Les défauts de la réalisation sont multiples, à commencer par l’inexistence des personnages centraux, le concepteur et son patron (Jurgen Prochnow, caricatural). La drôlerie de quelques séquences tient à leur incongruité, comme ces trois tricoteuses, en leitmotiv, qui attendent le paradis à un arrêt d’autobus, mais le film s’effiloche longuement.

Wir werden uns wiederseh’n (Nous nous reverrons) est, comme le premier film de Oliver Paulus et Stefan Hillebrand (cf. Jeune Cinéma n° 290), filmé à Mannheim, dans un hospice pour vieillards, et joué en grande partie par ses occupants.
L’action se passe à deux niveaux ; c’est d’abord l’irruption d’un chômeur berlinois dans ce lieu dirigé par des femmes - Holger, le nouveau venu, intéresse et l’infirmière et la directrice. D’autre part, il apporte beaucoup de gentillesse et d’innovation.
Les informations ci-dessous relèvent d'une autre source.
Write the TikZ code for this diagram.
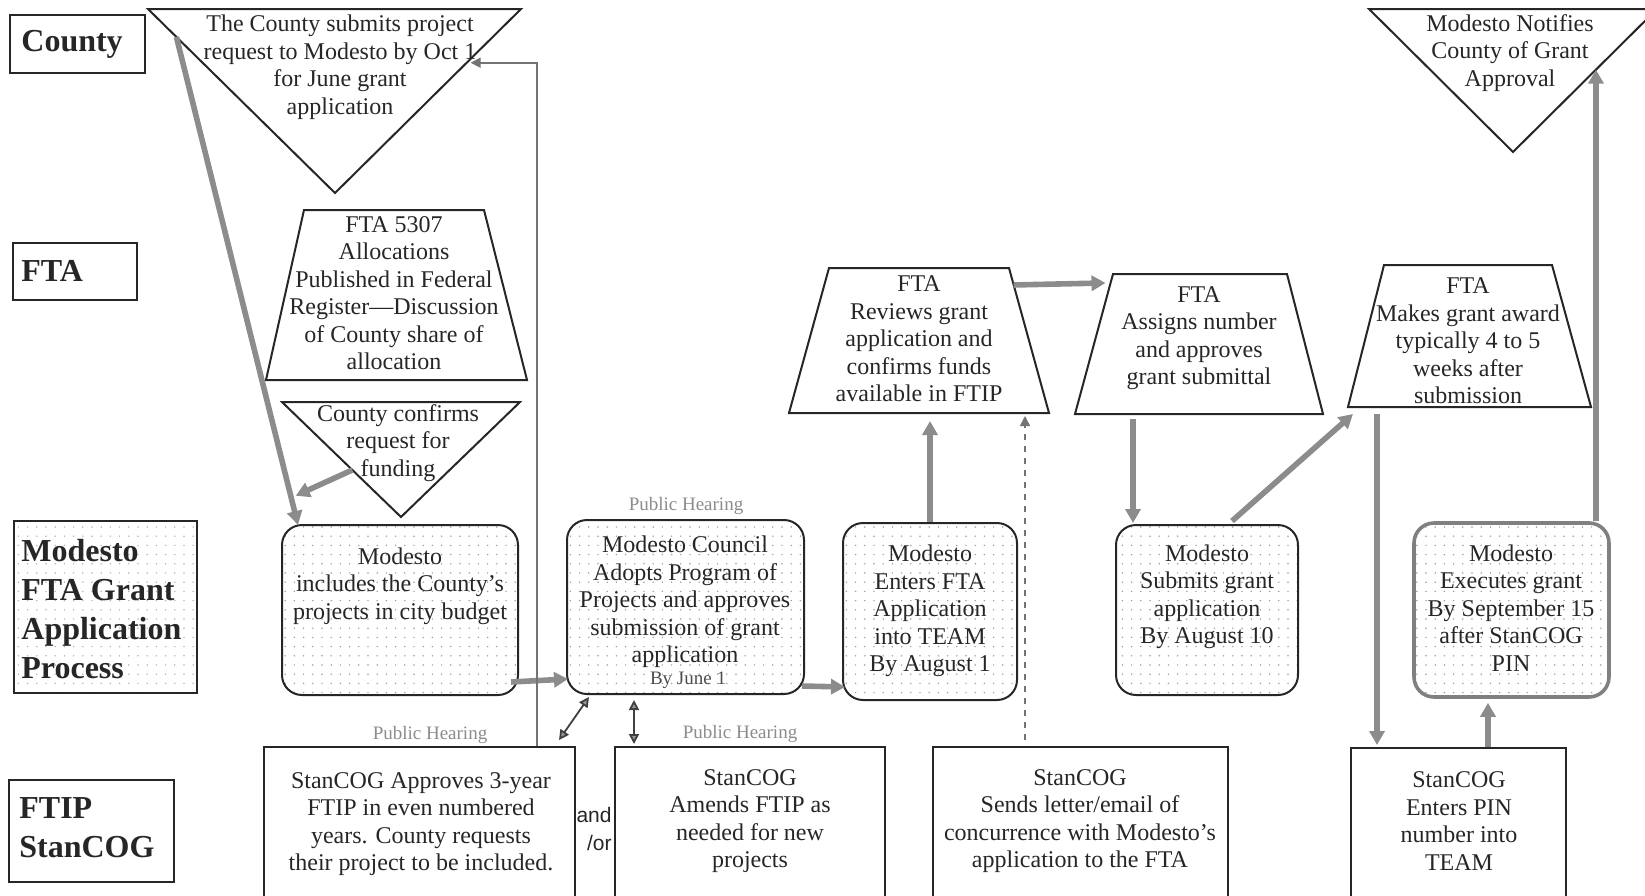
\documentclass[tikz,border=0pt]{standalone}
\usepackage{fontspec}
\setmainfont{Liberation Serif}
\newfontfamily\arialfont{Liberation Sans}
\usetikzlibrary{arrows.meta,patterns,patterns.meta,fit,calc}

% sparse stipple used inside the Modesto boxes
\tikzdeclarepattern{
  name=sparsedots,
  type=uncolored,
  bottom left={(-1pt,-1pt)},
  top right={(1pt,1pt)},
  tile size={(4.6pt,4.6pt)},
  code={\fill (0pt,0pt) circle (0.42pt);}
}

\tikzset{
  lanebox/.style={draw=black!85, line width=1pt, inner sep=0pt},
  lanetext/.style={font=\fontsize{16}{19.5}\selectfont\bfseries, align=left, anchor=west, text=black!85, inner sep=0pt},
  modbox/.style={draw=black!85, line width=1pt, rounded corners=10pt, pattern=sparsedots, pattern color=black!38, inner sep=0pt},
  cogbox/.style={draw=black!85, line width=1pt, inner sep=0pt},
  outline/.style={draw=black!85, line width=1pt, line join=miter},
  txt/.style={font=\fontsize{12}{13.75}\selectfont, align=center, text=black!85, inner sep=0pt},
  smalltxt/.style={font=\fontsize{9.5}{11}\selectfont, text=black!70, inner sep=0pt},
  hearing/.style={font=\fontsize{9.5}{11}\selectfont, text=black!45, inner sep=0pt},
  bigarrow/.style={draw=black!45, line width=2.8pt, -{Triangle[length=7pt,width=7.5pt]}},
  feedline/.style={draw=black!55, line width=0.9pt, -{Triangle[length=5pt,width=5pt]}},
  dashline/.style={draw=black!55, line width=0.8pt, dash pattern=on 3pt off 3pt, -{Triangle[length=5pt,width=5pt]}},
  twoway/.style={draw=black!75, line width=0.9pt, {Triangle[length=5pt,width=5pt,fill=black!40]}-{Triangle[length=5pt,width=5pt,fill=black!40]}},
}

\begin{document}
\begin{tikzpicture}[x=0.5pt,y=-0.5pt]
\path[use as bounding box] (0,0) rectangle (1645,895);
\clip (0,0) rectangle (1645,895);

% ---------- lane labels ----------
\node[lanebox, fit={(10,15)(145,73)}] (lnCounty) {};
\node[lanetext] (lnCountyT) at (21,44) {County};
\node[lanebox, fit={(12.5,243)(137,300)}] (lnFta) {};
\node[lanetext] (lnFtaT) at (21,271) {FTA};
\node[lanebox, pattern=sparsedots, pattern color=black!30, fit={(13.5,521)(197,693)}] (lnMod) {};
\node[lanetext] (lnModT) at (21,609) {Modesto\\FTA Grant\\Application\\Process};
\node[lanebox, fit={(9,780)(174,882)}] (lnCog) {};
\node[lanetext] (lnCogT) at (19,828) {FTIP\\StanCOG};

% ---------- County row ----------
\coordinate (t1a) at (148,9);
\coordinate (t1b) at (521,9);
\coordinate (t1c) at (335,193);
\draw[outline] (t1a) -- (t1b) -- (t1c) -- cycle;
\node[txt] (submit) at (340,67) {The County submits project\\request to Modesto by Oct 1\\for June grant\\application};

\coordinate (n1) at (1369,9);
\coordinate (n2) at (1657,9);
\coordinate (n3) at (1513,152);
\draw[outline] (n1) -- (n2) -- (n3) -- cycle;
\node[txt] (notify) at (1510,53) {Modesto Notifies\\County of Grant\\Approval};

% ---------- FTA row ----------
\coordinate (f1) at (304,210);
\coordinate (f2) at (484,210);
\coordinate (f3) at (527,380);
\coordinate (f4) at (266,380);
\draw[outline] (f1) -- (f2) -- (f3) -- (f4) -- cycle;
\node[txt] (alloc) at (394,293) {FTA 5307\\Allocations\\Published in Federal\\Register---Discussion\\of County share of\\allocation};

\coordinate (t3a) at (282,402);
\coordinate (t3b) at (520,402);
\coordinate (t3c) at (401,517);
\draw[outline] (t3a) -- (t3b) -- (t3c) -- cycle;
\node[txt] (confirm) at (398,443) {County confirms\\request for\\funding};

\coordinate (r1) at (829,268);
\coordinate (r2) at (1009,268);
\coordinate (r3) at (1049,413);
\coordinate (r4) at (789,413);
\draw[outline] (r1) -- (r2) -- (r3) -- (r4) -- cycle;
\node[txt] (review) at (919,339) {FTA\\Reviews grant\\application and\\confirms funds\\available in FTIP};

\coordinate (a1) at (1113,274);
\coordinate (a2) at (1287,274);
\coordinate (a3) at (1323,414);
\coordinate (a4) at (1075,414);
\draw[outline] (a1) -- (a2) -- (a3) -- (a4) -- cycle;
\node[txt] (assign) at (1199,338) {FTA\\Assigns number\\and approves\\grant submittal};

\coordinate (m1) at (1384,265);
\coordinate (m2) at (1552,265);
\coordinate (m3) at (1591,407);
\coordinate (m4) at (1348,407);
\draw[outline] (m1) -- (m2) -- (m3) -- (m4) -- cycle;
\node[txt] (award) at (1468,341) {FTA\\Makes grant award\\typically 4 to 5\\weeks after\\submission};

% ---------- Modesto row ----------
\node[modbox, fit={(282,525)(518,695)}] (inc) {};
\node[txt] (incT) at (400,586) {Modesto\\includes the County’s\\projects in city budget};

\node[hearing] (ph1) at (686,506) {Public Hearing};
\node[modbox, fit={(567,520)(804,694)}] (cnc) {};
\node[txt] (cncT) at (685,602) {Modesto Council\\Adopts Program of\\Projects and approves\\submission of grant\\application};
\node[smalltxt] (cncBy) at (688,680) {By June 1};

\node[modbox, fit={(843,523)(1017,700)}] (ent) {};
\node[txt] (entT) at (930,611) {Modesto\\Enters FTA\\Application\\into TEAM\\By August 1};

\node[modbox, fit={(1116,525)(1298,695)}] (sub) {};
\node[txt] (subT) at (1207,597) {Modesto\\Submits grant\\application\\By August 10};

\node[modbox, draw=black!50, line width=1.8pt, fit={(1414,523)(1609,697)}] (exe) {};
\node[txt] (exeT) at (1511,608) {Modesto\\Executes grant\\By September 15\\after StanCOG\\PIN};

% ---------- FTIP / StanCOG row ----------
\node[hearing] (ph2) at (430,735) {Public Hearing};
\node[cogbox, fit={(263.5,747)(575,899)}] (app) {};
\node[txt] (appT) at (421,824) {StanCOG Approves 3-year\\FTIP in even numbered\\years. County requests\\their project to be included.};

\node[font=\arialfont\fontsize{10.5}{14}\selectfont, align=right, anchor=east, text=black!85, inner sep=0pt] (andor) at (612,829) {and\\/or};

\node[hearing] (ph3) at (740,734) {Public Hearing};
\node[cogbox, fit={(615,747)(885,899)}] (amd) {};
\node[txt] (amdT) at (750,821) {StanCOG\\Amends FTIP as\\needed for new\\projects};

\node[cogbox, fit={(933,747)(1228,899)}] (snd) {};
\node[txt] (sndT) at (1080,821) {StanCOG\\Sends letter/email of\\concurrence with Modesto’s\\application to the FTA};

\node[cogbox, fit={(1351,748)(1566,899)}] (pin) {};
\node[txt] (pinT) at (1459,821) {StanCOG\\Enters PIN\\number into\\TEAM};

% ---------- connectors ----------
% county request down to the city budget
\coordinate (reqS) at ($(t1a)!0.152!(t1c)$);
\coordinate (reqE) at ($(inc.north west)+(17,1)$);
\draw[bigarrow] (reqS) -- (reqE);
% county confirmation onto that path
\coordinate (cfS) at ($(t3a)!0.591!(t3c)$);
\coordinate (cfE) at ($(reqS)!0.94!(reqE)+(5,0)$);
\draw[bigarrow] (cfS) -- (cfE);
% budget to council
\draw[bigarrow] ($(inc.south east)+(-8,-14)$) -- ($(cnc.south west)+(2,-16)$);
% council to TEAM entry
\draw[bigarrow] ($(cnc.south east)+(-3,-9)$) -- ($(ent.south west)+(3,-14)$);
% TEAM entry up to FTA review
\draw[bigarrow] (ent.north) -- ($(ent.north |- r4)+(0,8)$);
% review to number assignment
\coordinate (raS) at ($(r2)!0.117!(r3)$);
\coordinate (raE) at ($(a1)!0.064!(a4)+(-5,0)$);
\draw[bigarrow] (raS) -- (raE);
% number assignment down to submission
\draw[bigarrow] ($(sub.north west |- a4)+(18,5)$) -- ($(sub.north west)+(18,-1)$);
% submission up to award
\draw[bigarrow] ($(sub.north west)+(117,-3)$) -- ($(m4)+(5,7)$);
% award down to PIN entry
\draw[bigarrow] ($(pin.north west |- m4)+(27,7)$) -- ($(pin.north west)+(27,-2)$);
% PIN entry up to execution
\draw[bigarrow] ($(pin.north west)+(138,0)$) -- ($(pin.north west |- exe.south)+(138,4)$);
% execution up to notification
\coordinate (ntTip) at ($(n3)!0.576!(n2)$);
\draw[bigarrow] (ntTip |- exe.north) -- (ntTip);

% FTIP approval back to the county request
\coordinate (fbS) at ($(app.north west)+(274.5,0)$);
\coordinate (fbE) at ($(t1b)!0.292!(t1c)+(4,0)$);
\draw[feedline] (fbS) |- (fbE);

% StanCOG concurrence to FTA review
\draw[dashline] ($(snd.north west)+(93,-6)$) -- ($(snd.north west |- r3)+(93,3)$);

% council and FTIP exchanges
\draw[twoway] ($(cnc.south west)+(23,2)$) -- ($(app.north east)+(-17,-6)$);
\draw[twoway] ($(amd.north west |- cnc.south)+(20,5)$) -- ($(amd.north west)+(20,-2)$);

\end{tikzpicture}
\end{document}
Il écoute les divagations d’une femme un peu folle, facilite son rapport à un vieux monsieur, la plonge dans la piscine…
Le film est parfois franchement burlesque, parfois très émouvant. Il doit sa crédibilité aux acteurs, Top Jahn en Holger et Dietrich Gelbrecht en vieillard silencieux, et aussi aux vieilles dames de l’hospice qui ont accepté d’improviser.